Sheikh Yamani, ancien ministre saoudien du Pétrole, le disait ainsi : « L’âge de pierre ne s’est pas terminé par manque de pierres, l’âge du pétrole se terminera avant que le monde manque de pétrole. »
Énergie fossile
Produite à partir d’un combustible fossile, composé chimique riche en carbone : « fossile » car résultant de la décomposition sédimentaire dans le sol d’éléments vivants il y a plusieurs millions d’années.
Bienvenue dans la transition énergétique ! Autrement dit, le remplacement des énergies fossiles non renouvelables (pétrole, gaz, charbon) par des Énergies Renouvelables (EnR) non fossiles (éolien et solaire, notamment) semble devenu le nouveau mot d’ordre du XXIe siècle.
Mais attention, les raisons climatiques ne sont pas les seules à justifier la transition énergétique. La question de la disponibilité des ressources énergétiques se pose aussi. Et ce n’est pas nouveau.

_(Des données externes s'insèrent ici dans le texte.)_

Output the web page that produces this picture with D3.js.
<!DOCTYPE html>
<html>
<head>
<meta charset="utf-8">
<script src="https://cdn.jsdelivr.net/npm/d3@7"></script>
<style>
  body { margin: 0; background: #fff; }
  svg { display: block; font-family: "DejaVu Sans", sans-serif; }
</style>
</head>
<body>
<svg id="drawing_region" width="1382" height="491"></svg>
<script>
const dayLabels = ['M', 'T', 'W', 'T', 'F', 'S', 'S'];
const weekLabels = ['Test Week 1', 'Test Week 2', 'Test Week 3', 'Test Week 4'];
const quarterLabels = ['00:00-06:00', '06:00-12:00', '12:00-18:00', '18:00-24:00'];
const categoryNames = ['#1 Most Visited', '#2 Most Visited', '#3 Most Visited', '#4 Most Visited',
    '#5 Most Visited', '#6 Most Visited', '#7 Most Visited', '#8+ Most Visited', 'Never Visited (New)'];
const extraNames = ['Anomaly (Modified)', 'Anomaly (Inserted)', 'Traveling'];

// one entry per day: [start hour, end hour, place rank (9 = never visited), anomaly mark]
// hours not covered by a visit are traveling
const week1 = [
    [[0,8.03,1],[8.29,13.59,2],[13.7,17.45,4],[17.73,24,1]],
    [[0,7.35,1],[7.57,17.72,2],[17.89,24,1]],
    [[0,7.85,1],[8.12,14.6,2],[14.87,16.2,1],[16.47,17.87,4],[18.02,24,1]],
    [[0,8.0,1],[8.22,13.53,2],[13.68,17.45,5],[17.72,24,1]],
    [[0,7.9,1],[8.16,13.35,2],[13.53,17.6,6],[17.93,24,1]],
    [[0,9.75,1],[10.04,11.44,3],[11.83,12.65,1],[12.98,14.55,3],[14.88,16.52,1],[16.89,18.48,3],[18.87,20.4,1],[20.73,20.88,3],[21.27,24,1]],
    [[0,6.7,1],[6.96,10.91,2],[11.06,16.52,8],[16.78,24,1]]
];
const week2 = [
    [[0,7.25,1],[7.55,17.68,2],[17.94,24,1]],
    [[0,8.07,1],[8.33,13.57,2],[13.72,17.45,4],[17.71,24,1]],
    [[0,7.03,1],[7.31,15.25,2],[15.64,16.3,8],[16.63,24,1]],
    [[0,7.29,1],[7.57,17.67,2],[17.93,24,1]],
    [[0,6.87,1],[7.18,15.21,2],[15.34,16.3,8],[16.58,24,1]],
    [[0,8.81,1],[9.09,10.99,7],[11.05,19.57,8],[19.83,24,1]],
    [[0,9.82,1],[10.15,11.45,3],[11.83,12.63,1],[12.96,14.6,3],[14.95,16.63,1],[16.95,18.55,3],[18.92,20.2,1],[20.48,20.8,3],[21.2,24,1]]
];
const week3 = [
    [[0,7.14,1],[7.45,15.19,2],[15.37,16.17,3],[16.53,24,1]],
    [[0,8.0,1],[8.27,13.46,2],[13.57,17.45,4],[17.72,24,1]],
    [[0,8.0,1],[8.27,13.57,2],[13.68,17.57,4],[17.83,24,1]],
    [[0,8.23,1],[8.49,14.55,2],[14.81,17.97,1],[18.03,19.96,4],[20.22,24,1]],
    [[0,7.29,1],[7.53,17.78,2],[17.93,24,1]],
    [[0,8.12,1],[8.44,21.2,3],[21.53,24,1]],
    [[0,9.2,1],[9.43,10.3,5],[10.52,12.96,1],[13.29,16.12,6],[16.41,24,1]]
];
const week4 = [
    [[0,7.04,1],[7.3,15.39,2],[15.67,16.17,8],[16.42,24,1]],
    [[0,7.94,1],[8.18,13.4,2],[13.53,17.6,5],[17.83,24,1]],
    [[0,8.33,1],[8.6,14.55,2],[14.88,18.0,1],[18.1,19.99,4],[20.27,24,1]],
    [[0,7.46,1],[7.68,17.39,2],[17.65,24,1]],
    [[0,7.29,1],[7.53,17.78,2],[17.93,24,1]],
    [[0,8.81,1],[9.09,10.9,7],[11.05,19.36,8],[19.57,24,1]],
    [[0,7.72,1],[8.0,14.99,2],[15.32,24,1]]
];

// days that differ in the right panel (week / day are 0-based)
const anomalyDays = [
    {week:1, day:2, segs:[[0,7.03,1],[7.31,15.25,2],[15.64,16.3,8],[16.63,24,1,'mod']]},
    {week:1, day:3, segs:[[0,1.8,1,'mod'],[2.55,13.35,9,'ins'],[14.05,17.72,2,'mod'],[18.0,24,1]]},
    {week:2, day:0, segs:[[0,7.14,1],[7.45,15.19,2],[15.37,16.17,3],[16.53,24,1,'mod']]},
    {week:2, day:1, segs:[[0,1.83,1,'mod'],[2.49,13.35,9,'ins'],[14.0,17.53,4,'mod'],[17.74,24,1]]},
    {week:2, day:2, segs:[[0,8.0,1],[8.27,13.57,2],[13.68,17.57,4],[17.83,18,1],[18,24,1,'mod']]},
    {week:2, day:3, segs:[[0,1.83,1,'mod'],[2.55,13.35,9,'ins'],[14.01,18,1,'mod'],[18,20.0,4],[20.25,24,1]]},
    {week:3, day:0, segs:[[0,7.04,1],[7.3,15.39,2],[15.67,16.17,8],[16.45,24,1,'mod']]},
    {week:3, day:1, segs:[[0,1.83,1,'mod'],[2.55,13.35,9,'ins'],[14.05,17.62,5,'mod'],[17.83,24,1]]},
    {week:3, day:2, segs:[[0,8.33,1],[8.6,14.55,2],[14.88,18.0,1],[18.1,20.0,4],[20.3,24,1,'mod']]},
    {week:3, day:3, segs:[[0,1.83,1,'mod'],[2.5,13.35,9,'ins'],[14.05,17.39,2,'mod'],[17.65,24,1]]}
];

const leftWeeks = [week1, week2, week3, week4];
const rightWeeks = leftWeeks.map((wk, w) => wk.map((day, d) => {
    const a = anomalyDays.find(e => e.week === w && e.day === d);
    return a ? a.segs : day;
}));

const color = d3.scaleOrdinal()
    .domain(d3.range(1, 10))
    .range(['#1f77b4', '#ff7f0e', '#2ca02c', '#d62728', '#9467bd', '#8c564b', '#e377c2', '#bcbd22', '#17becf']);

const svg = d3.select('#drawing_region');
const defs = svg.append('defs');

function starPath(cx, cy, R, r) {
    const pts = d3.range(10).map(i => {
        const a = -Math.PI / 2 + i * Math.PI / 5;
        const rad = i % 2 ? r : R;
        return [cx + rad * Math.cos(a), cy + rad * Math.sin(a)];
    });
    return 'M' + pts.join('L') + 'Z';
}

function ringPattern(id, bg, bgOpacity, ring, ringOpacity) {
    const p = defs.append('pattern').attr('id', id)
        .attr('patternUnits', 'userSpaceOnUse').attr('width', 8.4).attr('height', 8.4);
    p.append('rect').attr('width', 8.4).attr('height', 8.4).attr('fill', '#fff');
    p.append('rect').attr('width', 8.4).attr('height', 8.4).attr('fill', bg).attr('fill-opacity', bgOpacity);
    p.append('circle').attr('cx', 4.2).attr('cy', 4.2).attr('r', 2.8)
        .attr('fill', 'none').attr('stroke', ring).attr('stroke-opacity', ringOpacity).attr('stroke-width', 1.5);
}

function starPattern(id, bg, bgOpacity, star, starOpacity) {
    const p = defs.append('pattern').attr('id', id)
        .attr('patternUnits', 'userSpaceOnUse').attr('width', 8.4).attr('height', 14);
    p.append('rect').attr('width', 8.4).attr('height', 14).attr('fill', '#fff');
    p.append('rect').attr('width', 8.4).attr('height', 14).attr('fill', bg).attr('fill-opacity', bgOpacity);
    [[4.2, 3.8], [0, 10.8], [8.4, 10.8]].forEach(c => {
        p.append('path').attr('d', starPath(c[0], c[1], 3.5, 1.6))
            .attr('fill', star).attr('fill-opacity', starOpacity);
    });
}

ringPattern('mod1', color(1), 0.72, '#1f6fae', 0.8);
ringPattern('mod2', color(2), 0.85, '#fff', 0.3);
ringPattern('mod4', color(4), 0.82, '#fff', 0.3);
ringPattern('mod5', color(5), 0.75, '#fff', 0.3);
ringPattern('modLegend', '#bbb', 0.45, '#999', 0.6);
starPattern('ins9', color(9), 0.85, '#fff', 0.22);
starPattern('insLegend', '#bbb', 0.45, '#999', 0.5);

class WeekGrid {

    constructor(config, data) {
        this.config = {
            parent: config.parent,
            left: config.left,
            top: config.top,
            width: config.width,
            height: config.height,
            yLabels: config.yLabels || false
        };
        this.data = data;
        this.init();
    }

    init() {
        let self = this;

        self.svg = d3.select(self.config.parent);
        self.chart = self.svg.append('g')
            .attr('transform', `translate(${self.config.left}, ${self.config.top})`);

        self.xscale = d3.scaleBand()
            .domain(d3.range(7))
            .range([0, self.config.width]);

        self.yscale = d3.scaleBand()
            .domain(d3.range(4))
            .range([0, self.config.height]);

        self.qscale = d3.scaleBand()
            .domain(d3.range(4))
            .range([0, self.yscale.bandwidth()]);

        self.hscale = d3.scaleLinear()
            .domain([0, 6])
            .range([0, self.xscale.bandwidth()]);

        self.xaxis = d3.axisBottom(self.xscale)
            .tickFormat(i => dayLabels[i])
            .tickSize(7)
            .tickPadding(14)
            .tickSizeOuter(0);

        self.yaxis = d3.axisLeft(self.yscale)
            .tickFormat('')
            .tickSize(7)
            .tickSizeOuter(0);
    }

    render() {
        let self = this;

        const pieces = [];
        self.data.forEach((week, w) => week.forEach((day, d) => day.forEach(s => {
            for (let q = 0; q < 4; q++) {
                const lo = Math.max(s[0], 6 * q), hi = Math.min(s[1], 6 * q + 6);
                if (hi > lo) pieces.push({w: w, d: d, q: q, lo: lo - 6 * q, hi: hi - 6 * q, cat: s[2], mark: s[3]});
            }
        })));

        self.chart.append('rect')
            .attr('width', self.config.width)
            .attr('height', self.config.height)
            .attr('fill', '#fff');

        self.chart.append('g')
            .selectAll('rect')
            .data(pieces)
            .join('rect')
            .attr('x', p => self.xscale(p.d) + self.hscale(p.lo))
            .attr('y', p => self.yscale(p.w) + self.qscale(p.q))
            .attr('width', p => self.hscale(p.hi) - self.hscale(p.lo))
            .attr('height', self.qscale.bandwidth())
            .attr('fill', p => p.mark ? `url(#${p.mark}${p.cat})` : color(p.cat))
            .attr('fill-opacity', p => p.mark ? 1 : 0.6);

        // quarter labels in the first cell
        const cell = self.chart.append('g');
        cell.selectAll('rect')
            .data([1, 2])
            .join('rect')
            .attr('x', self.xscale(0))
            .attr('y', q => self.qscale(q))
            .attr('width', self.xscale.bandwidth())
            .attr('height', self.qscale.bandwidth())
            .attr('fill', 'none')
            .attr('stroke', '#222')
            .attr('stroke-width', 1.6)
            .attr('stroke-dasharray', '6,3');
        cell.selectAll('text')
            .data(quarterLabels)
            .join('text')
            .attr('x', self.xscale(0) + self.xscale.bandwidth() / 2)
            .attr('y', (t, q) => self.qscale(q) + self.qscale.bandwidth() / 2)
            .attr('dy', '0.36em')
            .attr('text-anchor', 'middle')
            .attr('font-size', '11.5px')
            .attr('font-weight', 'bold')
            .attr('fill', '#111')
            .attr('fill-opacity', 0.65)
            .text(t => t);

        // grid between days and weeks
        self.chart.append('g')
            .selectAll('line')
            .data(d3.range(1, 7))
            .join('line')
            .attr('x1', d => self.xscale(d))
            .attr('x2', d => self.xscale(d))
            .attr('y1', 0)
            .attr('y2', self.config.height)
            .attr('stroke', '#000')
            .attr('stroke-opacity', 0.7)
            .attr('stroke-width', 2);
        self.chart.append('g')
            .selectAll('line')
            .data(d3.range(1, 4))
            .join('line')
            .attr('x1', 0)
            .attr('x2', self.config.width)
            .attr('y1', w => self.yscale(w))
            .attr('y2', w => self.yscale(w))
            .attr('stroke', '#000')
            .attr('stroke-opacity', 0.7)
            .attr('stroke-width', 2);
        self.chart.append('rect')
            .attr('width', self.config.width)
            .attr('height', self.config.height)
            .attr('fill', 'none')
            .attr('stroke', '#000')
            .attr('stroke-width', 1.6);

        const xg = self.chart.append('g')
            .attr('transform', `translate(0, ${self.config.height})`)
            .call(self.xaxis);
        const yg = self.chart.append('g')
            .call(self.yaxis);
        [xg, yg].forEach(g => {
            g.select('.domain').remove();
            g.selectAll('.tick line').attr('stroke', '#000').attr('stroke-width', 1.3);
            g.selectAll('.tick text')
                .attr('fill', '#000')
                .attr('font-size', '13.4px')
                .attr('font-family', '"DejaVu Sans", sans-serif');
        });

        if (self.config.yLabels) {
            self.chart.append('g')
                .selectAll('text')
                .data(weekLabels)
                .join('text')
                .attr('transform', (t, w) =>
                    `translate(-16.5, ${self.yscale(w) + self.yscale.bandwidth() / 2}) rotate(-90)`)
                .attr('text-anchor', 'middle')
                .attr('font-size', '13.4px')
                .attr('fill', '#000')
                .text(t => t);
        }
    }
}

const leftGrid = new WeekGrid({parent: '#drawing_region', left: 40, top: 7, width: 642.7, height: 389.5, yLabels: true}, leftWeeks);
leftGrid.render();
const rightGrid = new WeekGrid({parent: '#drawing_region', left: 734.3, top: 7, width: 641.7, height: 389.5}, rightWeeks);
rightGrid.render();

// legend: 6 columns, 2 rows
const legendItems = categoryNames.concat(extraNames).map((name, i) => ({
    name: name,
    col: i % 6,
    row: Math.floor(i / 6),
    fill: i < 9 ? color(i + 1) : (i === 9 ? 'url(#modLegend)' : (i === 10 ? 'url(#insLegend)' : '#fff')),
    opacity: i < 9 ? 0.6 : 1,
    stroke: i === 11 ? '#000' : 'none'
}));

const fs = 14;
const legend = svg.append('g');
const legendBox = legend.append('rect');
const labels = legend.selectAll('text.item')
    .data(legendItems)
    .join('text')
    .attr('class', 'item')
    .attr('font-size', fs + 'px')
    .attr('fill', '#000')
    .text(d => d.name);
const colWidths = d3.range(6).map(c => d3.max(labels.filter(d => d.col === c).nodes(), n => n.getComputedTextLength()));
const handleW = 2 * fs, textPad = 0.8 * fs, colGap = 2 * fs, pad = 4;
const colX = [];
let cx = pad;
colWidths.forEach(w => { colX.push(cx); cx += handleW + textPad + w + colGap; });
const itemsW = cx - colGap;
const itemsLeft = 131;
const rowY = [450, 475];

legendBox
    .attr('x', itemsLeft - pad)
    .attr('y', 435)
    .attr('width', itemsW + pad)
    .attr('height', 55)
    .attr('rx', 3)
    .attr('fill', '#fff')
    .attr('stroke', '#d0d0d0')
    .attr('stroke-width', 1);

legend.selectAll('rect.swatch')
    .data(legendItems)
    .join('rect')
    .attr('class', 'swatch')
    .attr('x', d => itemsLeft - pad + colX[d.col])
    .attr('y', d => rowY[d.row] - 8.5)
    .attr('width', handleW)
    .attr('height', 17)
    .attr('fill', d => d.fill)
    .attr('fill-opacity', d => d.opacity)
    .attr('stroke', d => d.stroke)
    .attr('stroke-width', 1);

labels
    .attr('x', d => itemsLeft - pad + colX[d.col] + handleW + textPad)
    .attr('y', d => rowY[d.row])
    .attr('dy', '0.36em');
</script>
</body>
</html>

Dès le début des années 1970, le rapport Meadows tire la sonnette d’alarme sur l’avenir énergétique de la planète. Mais à l’époque, au lieu de s’angoisser sur le climat, il pointe les pénuries quantitatives. De fait, les Trente Glorieuses finissantes sont plus gaspilleuses que jamais. Paru un an avant le premier choc pétrolier de 1973, qui dévoile le déséquilibre croissant entre offre et demande sur le marché du pétrole, le rapport s’octroie vite le statut de texte prophétique.
Un miracle ? Non, un sursis
Cette approche est à son tour balayée. Car la production de pétrole, comme celle des autres sources d’énergie fossile, repart de plus belle. Logique : les chocs pétroliers stimulent la prospection de nouveaux gisements, désormais rentables, compte tenu du baril plus cher. De sorte que peu à peu s’installe la conviction que les réserves de pétrole seront éternellement de 40 années de consommation.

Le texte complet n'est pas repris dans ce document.